The most common form of compensation is a success fee commission where the payment of a commission to the brokerage is contingent upon finding a satisfactory buyer for the business for sale, the successful negotiation of a purchase contract between a satisfactory buyer and seller, or the settlement of the transaction and the exchange of money between buyer and seller. Just as major investment banks normally charge a retainer for services, more business brokers have started to embrace this practice as well. The retainer helps cover the upfront costs incurred by the broker to perform services and shows a commitment on the part of the client that they are serious. Certain types of M&A transactions involve securities and may require that an intermediary be securities licensed in order to be compensated.
In North America, success fee commissions range from 5% to 12%. Usually, the smaller the transaction, the larger the commission. "Main Street" businesses, those with enterprise value between $100,000 and $5,000,000 can expect commissions to average between 10-12%.
Retainers, when charged, run from a low of a few hundred dollars to six figure sums depending on the size and complexity of the transaction. They are usually non-refundable, but are sometimes deductible from the commission paid at closing. Commissions are determined between the client are normally paid at closing. The larger middle market transactions use the Lehman or the Double Lehman scales.
In the UK, many brokers handling the sale of smaller businesses often operate on a no retainer basis and with their entire compensation being paid only on successful sale of the business. Others charge a small retainer ranging from a few hundred pounds to a few thousand. Larger businesses may pay several tens of thousands in retainers followed by a success fee ranging from 1% to 5%. Commissions are negotiable between seller and broker.
Brokers typically foot the cost of marketing and other expenses incurred in their attempts to sell the business.

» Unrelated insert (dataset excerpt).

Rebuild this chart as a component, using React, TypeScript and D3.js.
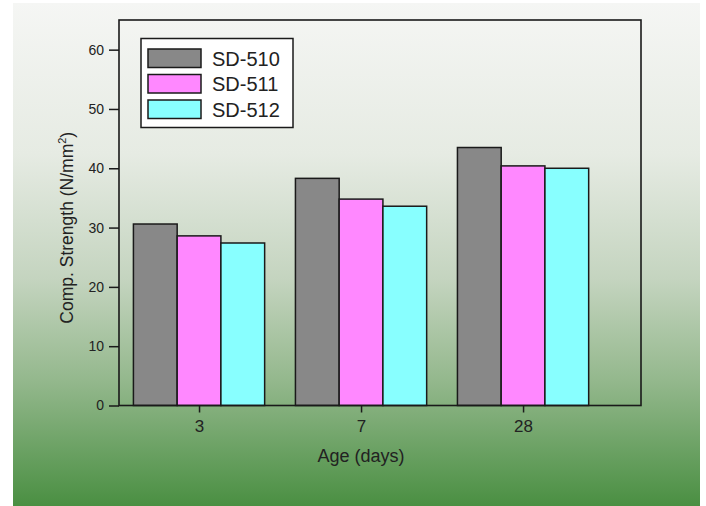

Licensing of business brokers

In the US, licensing of business brokers varies by state, with some states requiring licenses, some not; and some requiring licenses if the broker is commissioned but not requiring a license if the broker works on an hourly fee basis. State rules also vary about recognizing licensees across state lines, especially for interstate types of businesses like national franchises. Some states, like California, require either a broker license or law license to even advise a business owner on issues of sale, terms of sale, or introduction of a buyer to a seller for a fee. All Canadian provinces with the exception of Alberta, require a real estate license in order to commence a career. According to an IBBA convention seminar in 2000, at least 13 states required business brokers to have a real estate license. The following states require a license to practice as a business broker: Arizona, California, Colorado, Florida, Georgia, Idaho, Illinois, Minnesota, Nebraska, Nevada, Oregon, Rhode Island, South Dakota, Utah, Wisconsin, and Wyoming.
In the UK there is no licensing system in place and no formal requirements for practising as a business broker.
Certain types of M&A transactions involve securities and may require that these "middlemen" be securities licensed in order to be compensated. The governing authority in the US is the U.S. Securities and Exchange Commission and in the UK it is the Financial Conduct Authority.

Business Broker Associations

Business brokers have a number of National, Regional and local Associations in the United States that provide education, regulatory and annual conferences for its members. One of the largest is the IBBA which has over 500 business broker members across the United States. The IBBA also has a Canadian arm.
In the UK the national body is the Institute for Transaction Advisers and Business Brokers. In Australia the national body is the Australian Institute of Business Brokers.